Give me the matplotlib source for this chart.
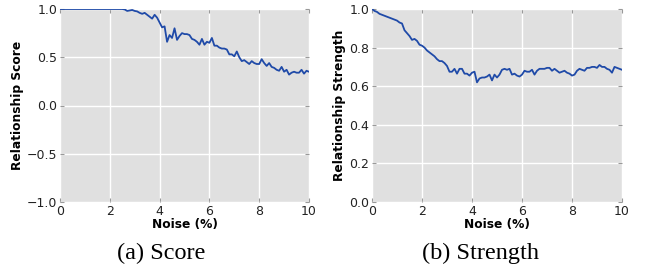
import numpy as np
import matplotlib
matplotlib.use("Agg")
import matplotlib.pyplot as plt

noise = np.arange(101) / 10.0

score = [1.0] * 26 + [
    0.995, 0.98, 0.985, 0.99, 0.98, 0.975, 0.96, 0.95, 0.96, 0.94,
    0.92, 0.90, 0.94, 0.91, 0.86, 0.81, 0.82, 0.66, 0.73, 0.70,
    0.80, 0.68, 0.72, 0.75, 0.74, 0.74, 0.73, 0.69, 0.68, 0.66,
    0.63, 0.69, 0.63, 0.66, 0.65, 0.70, 0.62, 0.62, 0.60, 0.59,
    0.59, 0.58, 0.53, 0.53, 0.51, 0.56, 0.50, 0.46, 0.47, 0.45,
    0.43, 0.46, 0.44, 0.43, 0.43, 0.48, 0.44, 0.41, 0.44, 0.40,
    0.39, 0.37, 0.36, 0.40, 0.35, 0.37, 0.32, 0.34, 0.35, 0.34,
    0.34, 0.37, 0.33, 0.36, 0.35]

strength = [
    1.0, 0.99, 0.985, 0.975, 0.97, 0.965, 0.96, 0.955, 0.95, 0.945,
    0.94, 0.93, 0.925, 0.89, 0.875, 0.86, 0.84, 0.845, 0.835, 0.815,
    0.81, 0.80, 0.785, 0.775, 0.765, 0.755, 0.74, 0.73, 0.73, 0.72,
    0.705, 0.675, 0.675, 0.69, 0.665, 0.69, 0.69, 0.665, 0.665, 0.655,
    0.67, 0.675, 0.62, 0.64, 0.645, 0.645, 0.65, 0.66, 0.63, 0.66,
    0.645, 0.66, 0.685, 0.69, 0.685, 0.69, 0.66, 0.665, 0.655, 0.65,
    0.66, 0.68, 0.675, 0.675, 0.685, 0.66, 0.68, 0.69, 0.69, 0.69,
    0.695, 0.695, 0.68, 0.69, 0.68, 0.67, 0.675, 0.68, 0.67, 0.665,
    0.655, 0.66, 0.68, 0.69, 0.685, 0.68, 0.695, 0.695, 0.70, 0.70,
    0.695, 0.71, 0.70, 0.70, 0.69, 0.685, 0.67, 0.70, 0.695, 0.69,
    0.685]

line_color = '#1f4aa8'
bg = '#e0e0e0'

fig = plt.figure(figsize=(6.49, 2.73), dpi=100)
ax1 = fig.add_axes([60/649, 1-202/273, 249/649, 193/273])
ax2 = fig.add_axes([372/649, 1-202/273, 250/649, 193/273])

def style(ax, ylabel, ylim, yticks):
    ax.set_facecolor(bg)
    for s in ax.spines.values():
        s.set_visible(False)
    ax.grid(True, color='white', linewidth=1.0)
    ax.set_axisbelow(True)
    ax.set_xlim(0, 10)
    ax.set_ylim(*ylim)
    ax.set_xticks([0, 2, 4, 6, 8, 10])
    ax.set_yticks(yticks)
    ax.tick_params(direction='in', length=3, color='#999999', labelsize=9,
                   labelcolor='#222222', top=True, right=True, pad=2)
    ax.set_xlabel('Noise (%)', fontsize=8.8, fontweight='bold', labelpad=0)
    ax.set_ylabel(ylabel, fontsize=8.8, fontweight='bold', labelpad=2)

ax1.plot(noise, score, color=line_color, linewidth=1.3)
style(ax1, 'Relationship Score', (-1.0, 1.0), [-1.0, -0.5, 0.0, 0.5, 1.0])

ax2.plot(noise, strength, color=line_color, linewidth=1.3)
style(ax2, 'Relationship Strength', (0.0, 1.0), [0.0, 0.2, 0.4, 0.6, 0.8, 1.0])

fig.text(161/649, 1-253/273, '(a) Score', family='Liberation Serif',
         fontsize=17.5, ha='center', va='center')
fig.text(480/649, 1-253/273, '(b) Strength', family='Liberation Serif',
         fontsize=17.5, ha='center', va='center')

fig.savefig('out.png', dpi=100)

····················

What is required — Copy out the whole listing exactly, and don't carry over any pictures.

Written answer —
Give me the matplotlib source for this chart.
import numpy as np
import matplotlib
matplotlib.use("Agg")
import matplotlib.pyplot as plt

noise = np.arange(101) / 10.0

score = [1.0] * 26 + [
    0.995, 0.98, 0.985, 0.99, 0.98, 0.975, 0.96, 0.95, 0.96, 0.94,
    0.92, 0.90, 0.94, 0.91, 0.86, 0.81, 0.82, 0.66, 0.73, 0.70,
    0.80, 0.68, 0.72, 0.75, 0.74, 0.74, 0.73, 0.69, 0.68, 0.66,
    0.63, 0.69, 0.63, 0.66, 0.65, 0.70, 0.62, 0.62, 0.60, 0.59,
    0.59, 0.58, 0.53, 0.53, 0.51, 0.56, 0.50, 0.46, 0.47, 0.45,
    0.43, 0.46, 0.44, 0.43, 0.43, 0.48, 0.44, 0.41, 0.44, 0.40,
    0.39, 0.37, 0.36, 0.40, 0.35, 0.37, 0.32, 0.34, 0.35, 0.34,
    0.34, 0.37, 0.33, 0.36, 0.35]

strength = [
    1.0, 0.99, 0.985, 0.975, 0.97, 0.965, 0.96, 0.955, 0.95, 0.945,
    0.94, 0.93, 0.925, 0.89, 0.875, 0.86, 0.84, 0.845, 0.835, 0.815,
    0.81, 0.80, 0.785, 0.775, 0.765, 0.755, 0.74, 0.73, 0.73, 0.72,
    0.705, 0.675, 0.675, 0.69, 0.665, 0.69, 0.69, 0.665, 0.665, 0.655,
    0.67, 0.675, 0.62, 0.64, 0.645, 0.645, 0.65, 0.66, 0.63, 0.66,
    0.645, 0.66, 0.685, 0.69, 0.685, 0.69, 0.66, 0.665, 0.655, 0.65,
    0.66, 0.68, 0.675, 0.675, 0.685, 0.66, 0.68, 0.69, 0.69, 0.69,
    0.695, 0.695, 0.68, 0.69, 0.68, 0.67, 0.675, 0.68, 0.67, 0.665,
    0.655, 0.66, 0.68, 0.69, 0.685, 0.68, 0.695, 0.695, 0.70, 0.70,
    0.695, 0.71, 0.70, 0.70, 0.69, 0.685, 0.67, 0.70, 0.695, 0.69,
    0.685]

line_color = '#1f4aa8'
bg = '#e0e0e0'

fig = plt.figure(figsize=(6.49, 2.73), dpi=100)
ax1 = fig.add_axes([60/649, 1-202/273, 249/649, 193/273])
ax2 = fig.add_axes([372/649, 1-202/273, 250/649, 193/273])

def style(ax, ylabel, ylim, yticks):
    ax.set_facecolor(bg)
    for s in ax.spines.values():
        s.set_visible(False)
    ax.grid(True, color='white', linewidth=1.0)
    ax.set_axisbelow(True)
    ax.set_xlim(0, 10)
    ax.set_ylim(*ylim)
    ax.set_xticks([0, 2, 4, 6, 8, 10])
    ax.set_yticks(yticks)
    ax.tick_params(direction='in', length=3, color='#999999', labelsize=9,
                   labelcolor='#222222', top=True, right=True, pad=2)
    ax.set_xlabel('Noise (%)', fontsize=8.8, fontweight='bold', labelpad=0)
    ax.set_ylabel(ylabel, fontsize=8.8, fontweight='bold', labelpad=2)

ax1.plot(noise, score, color=line_color, linewidth=1.3)
style(ax1, 'Relationship Score', (-1.0, 1.0), [-1.0, -0.5, 0.0, 0.5, 1.0])

ax2.plot(noise, strength, color=line_color, linewidth=1.3)
style(ax2, 'Relationship Strength', (0.0, 1.0), [0.0, 0.2, 0.4, 0.6, 0.8, 1.0])

fig.text(161/649, 1-253/273, '(a) Score', family='Liberation Serif',
         fontsize=17.5, ha='center', va='center')
fig.text(480/649, 1-253/273, '(b) Strength', family='Liberation Serif',
         fontsize=17.5, ha='center', va='center')

fig.savefig('out.png', dpi=100)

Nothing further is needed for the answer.